▸ **Provided data**
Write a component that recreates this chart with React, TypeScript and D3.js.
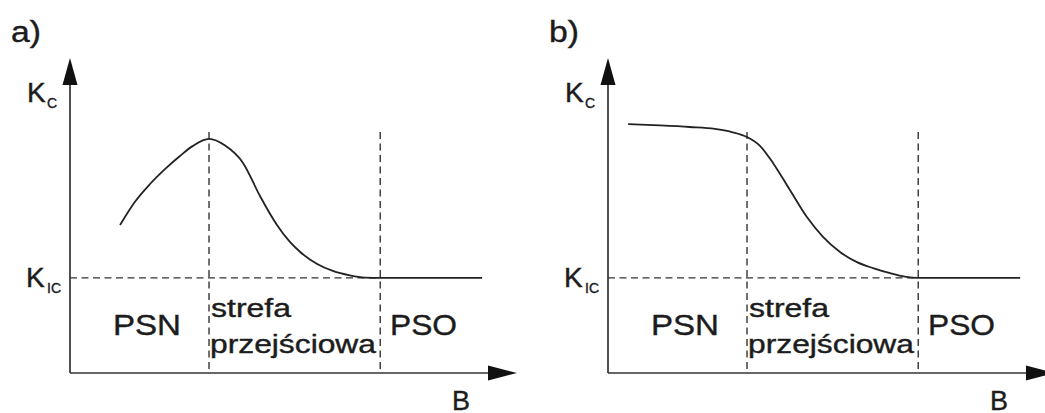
import React from "react";
import * as d3 from "d3";

// ---- data (abstract units: B and K both on 0..100 scales) ----
const curveA_B = [11.2, 14.5, 17.9, 21.3, 24.6, 27.5, 31.1, 34.7, 38.7, 42.5, 46.3, 49.2, 51.5, 55.3, 58.8, 62.6, 66.0, 69.4, 92.2];
const curveA_K = [47.0, 54.3, 60.0, 64.8, 68.9, 72.1, 74.3, 72.2, 66.7, 56.2, 47.0, 41.6, 38.4, 34.6, 32.4, 31.0, 30.3, 30.2, 30.2];
const curveB_B = [4.5, 11.6, 18.3, 23.9, 27.7, 31.1, 34.0, 36.9, 40.7, 44.5, 48.1, 51.9, 55.7, 59.3, 63.1, 66.4, 69.4, 92.2];
const curveB_K = [79.0, 78.6, 78.1, 77.5, 76.5, 74.9, 72.1, 66.7, 58.1, 49.5, 43.2, 38.4, 35.2, 33.3, 31.7, 30.6, 30.2, 30.2];
const K_IC = 30.2;
const zoneBounds = [31.1, 69.4];
const boundTop = 76.5;
const panelLabels = ["a)", "b)"];
const zoneLabels = ["PSN", "strefa", "przejściowa", "PSO"];

const W = 1045;
const H = 413;
const FONT = "'Liberation Sans', Arial, Helvetica, sans-serif";
const INK = "#1c1c1c";

const xScale = d3.scaleLinear().domain([0, 100]).range([70, 517]);
const yScale = d3.scaleLinear().domain([0, 100]).range([373, 58]);

const line = d3
  .line<[number, number]>()
  .x((d) => xScale(d[0]))
  .y((d) => yScale(d[1]))
  .curve(d3.curveMonotoneX);

function Panel({ bs, ks, label, dx }: { bs: number[]; ks: number[]; label: string; dx: number }) {
  const pts: [number, number][] = bs.map((b, i) => [b, ks[i]]);
  const x0 = xScale(0);
  const y0 = yScale(0);
  const xTip = xScale(100);
  const yTip = yScale(100);
  const dash = "7,4.5";
  return (
    <g transform={`translate(${dx},0)`}>
      {/* dashed guides */}
      <line x1={x0} x2={xScale(zoneBounds[1])} y1={yScale(K_IC)} y2={yScale(K_IC)} stroke="#333" strokeWidth={1.4} strokeDasharray={dash} />
      {zoneBounds.map((b, i) => (
        <line key={i} x1={xScale(b)} x2={xScale(b)} y1={yScale(boundTop)} y2={y0} stroke="#333" strokeWidth={1.4} strokeDasharray={dash} />
      ))}
      {/* axes */}
      <line x1={x0} x2={x0} y1={y0} y2={yTip + 20} stroke="#333" strokeWidth={1.7} />
      <line x1={x0} x2={xTip - 20} y1={y0} y2={y0} stroke="#333" strokeWidth={1.7} />
      <path d={`M${x0},${yTip} L${x0 - 7.5},${yTip + 27} L${x0 + 7.5},${yTip + 27} Z`} fill="#111" />
      <path d={`M${xTip},${y0} L${xTip - 29},${y0 - 7.5} L${xTip - 29},${y0 + 7.5} Z`} fill="#111" />
      {/* curve */}
      <path d={line(pts) || ""} fill="none" stroke="#222" strokeWidth={1.8} />
      {/* texts */}
      <g fill={INK} stroke={INK} strokeWidth={0.4} fontFamily={FONT}>
        <text x={11} y={42} fontSize={30} textLength={30} lengthAdjust="spacingAndGlyphs">{label}</text>
        <text x={27} y={102} fontSize={28}>K</text>
        <text x={47} y={108} fontSize={14}>C</text>
        <text x={26} y={287} fontSize={28}>K</text>
        <text x={47} y={293} fontSize={14}>IC</text>
        <text x={452} y={410} fontSize={27}>B</text>
        <text x={113} y={335} fontSize={30} textLength={68} lengthAdjust="spacingAndGlyphs">{zoneLabels[0]}</text>
        <text x={211} y={317} fontSize={25} textLength={80} lengthAdjust="spacingAndGlyphs">{zoneLabels[1]}</text>
        <text x={210} y={353} fontSize={25} textLength={166} lengthAdjust="spacingAndGlyphs">{zoneLabels[2]}</text>
        <text x={390} y={335} fontSize={30} textLength={67} lengthAdjust="spacingAndGlyphs">{zoneLabels[3]}</text>
      </g>
    </g>
  );
}

export default function App() {
  return (
    <svg
      width={W}
      height={H}
      viewBox={`0 0 ${W} ${H}`}
      style={{ position: "absolute", left: 0, top: 0, background: "#fff" }}
    >
      <rect width={W} height={H} fill="#fff" />
      <Panel bs={curveA_B} ks={curveA_K} label={panelLabels[0]} dx={0} />
      <Panel bs={curveB_B} ks={curveB_K} label={panelLabels[1]} dx={538} />
    </svg>
  );
}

▸ **Written request**
Return the whole listing, word for word, and leave out every picture.

▸ **Reply**
Write a component that recreates this chart with React, TypeScript and D3.js.
import React from "react";
import * as d3 from "d3";

// ---- data (abstract units: B and K both on 0..100 scales) ----
const curveA_B = [11.2, 14.5, 17.9, 21.3, 24.6, 27.5, 31.1, 34.7, 38.7, 42.5, 46.3, 49.2, 51.5, 55.3, 58.8, 62.6, 66.0, 69.4, 92.2];
const curveA_K = [47.0, 54.3, 60.0, 64.8, 68.9, 72.1, 74.3, 72.2, 66.7, 56.2, 47.0, 41.6, 38.4, 34.6, 32.4, 31.0, 30.3, 30.2, 30.2];
const curveB_B = [4.5, 11.6, 18.3, 23.9, 27.7, 31.1, 34.0, 36.9, 40.7, 44.5, 48.1, 51.9, 55.7, 59.3, 63.1, 66.4, 69.4, 92.2];
const curveB_K = [79.0, 78.6, 78.1, 77.5, 76.5, 74.9, 72.1, 66.7, 58.1, 49.5, 43.2, 38.4, 35.2, 33.3, 31.7, 30.6, 30.2, 30.2];
const K_IC = 30.2;
const zoneBounds = [31.1, 69.4];
const boundTop = 76.5;
const panelLabels = ["a)", "b)"];
const zoneLabels = ["PSN", "strefa", "przejściowa", "PSO"];

const W = 1045;
const H = 413;
const FONT = "'Liberation Sans', Arial, Helvetica, sans-serif";
const INK = "#1c1c1c";

const xScale = d3.scaleLinear().domain([0, 100]).range([70, 517]);
const yScale = d3.scaleLinear().domain([0, 100]).range([373, 58]);

const line = d3
  .line<[number, number]>()
  .x((d) => xScale(d[0]))
  .y((d) => yScale(d[1]))
  .curve(d3.curveMonotoneX);

function Panel({ bs, ks, label, dx }: { bs: number[]; ks: number[]; label: string; dx: number }) {
  const pts: [number, number][] = bs.map((b, i) => [b, ks[i]]);
  const x0 = xScale(0);
  const y0 = yScale(0);
  const xTip = xScale(100);
  const yTip = yScale(100);
  const dash = "7,4.5";
  return (
    <g transform={`translate(${dx},0)`}>
      {/* dashed guides */}
      <line x1={x0} x2={xScale(zoneBounds[1])} y1={yScale(K_IC)} y2={yScale(K_IC)} stroke="#333" strokeWidth={1.4} strokeDasharray={dash} />
      {zoneBounds.map((b, i) => (
        <line key={i} x1={xScale(b)} x2={xScale(b)} y1={yScale(boundTop)} y2={y0} stroke="#333" strokeWidth={1.4} strokeDasharray={dash} />
      ))}
      {/* axes */}
      <line x1={x0} x2={x0} y1={y0} y2={yTip + 20} stroke="#333" strokeWidth={1.7} />
      <line x1={x0} x2={xTip - 20} y1={y0} y2={y0} stroke="#333" strokeWidth={1.7} />
      <path d={`M${x0},${yTip} L${x0 - 7.5},${yTip + 27} L${x0 + 7.5},${yTip + 27} Z`} fill="#111" />
      <path d={`M${xTip},${y0} L${xTip - 29},${y0 - 7.5} L${xTip - 29},${y0 + 7.5} Z`} fill="#111" />
      {/* curve */}
      <path d={line(pts) || ""} fill="none" stroke="#222" strokeWidth={1.8} />
      {/* texts */}
      <g fill={INK} stroke={INK} strokeWidth={0.4} fontFamily={FONT}>
        <text x={11} y={42} fontSize={30} textLength={30} lengthAdjust="spacingAndGlyphs">{label}</text>
        <text x={27} y={102} fontSize={28}>K</text>
        <text x={47} y={108} fontSize={14}>C</text>
        <text x={26} y={287} fontSize={28}>K</text>
        <text x={47} y={293} fontSize={14}>IC</text>
        <text x={452} y={410} fontSize={27}>B</text>
        <text x={113} y={335} fontSize={30} textLength={68} lengthAdjust="spacingAndGlyphs">{zoneLabels[0]}</text>
        <text x={211} y={317} fontSize={25} textLength={80} lengthAdjust="spacingAndGlyphs">{zoneLabels[1]}</text>
        <text x={210} y={353} fontSize={25} textLength={166} lengthAdjust="spacingAndGlyphs">{zoneLabels[2]}</text>
        <text x={390} y={335} fontSize={30} textLength={67} lengthAdjust="spacingAndGlyphs">{zoneLabels[3]}</text>
      </g>
    </g>
  );
}

export default function App() {
  return (
    <svg
      width={W}
      height={H}
      viewBox={`0 0 ${W} ${H}`}
      style={{ position: "absolute", left: 0, top: 0, background: "#fff" }}
    >
      <rect width={W} height={H} fill="#fff" />
      <Panel bs={curveA_B} ks={curveA_K} label={panelLabels[0]} dx={0} />
      <Panel bs={curveB_B} ks={curveB_K} label={panelLabels[1]} dx={538} />
    </svg>
  );
}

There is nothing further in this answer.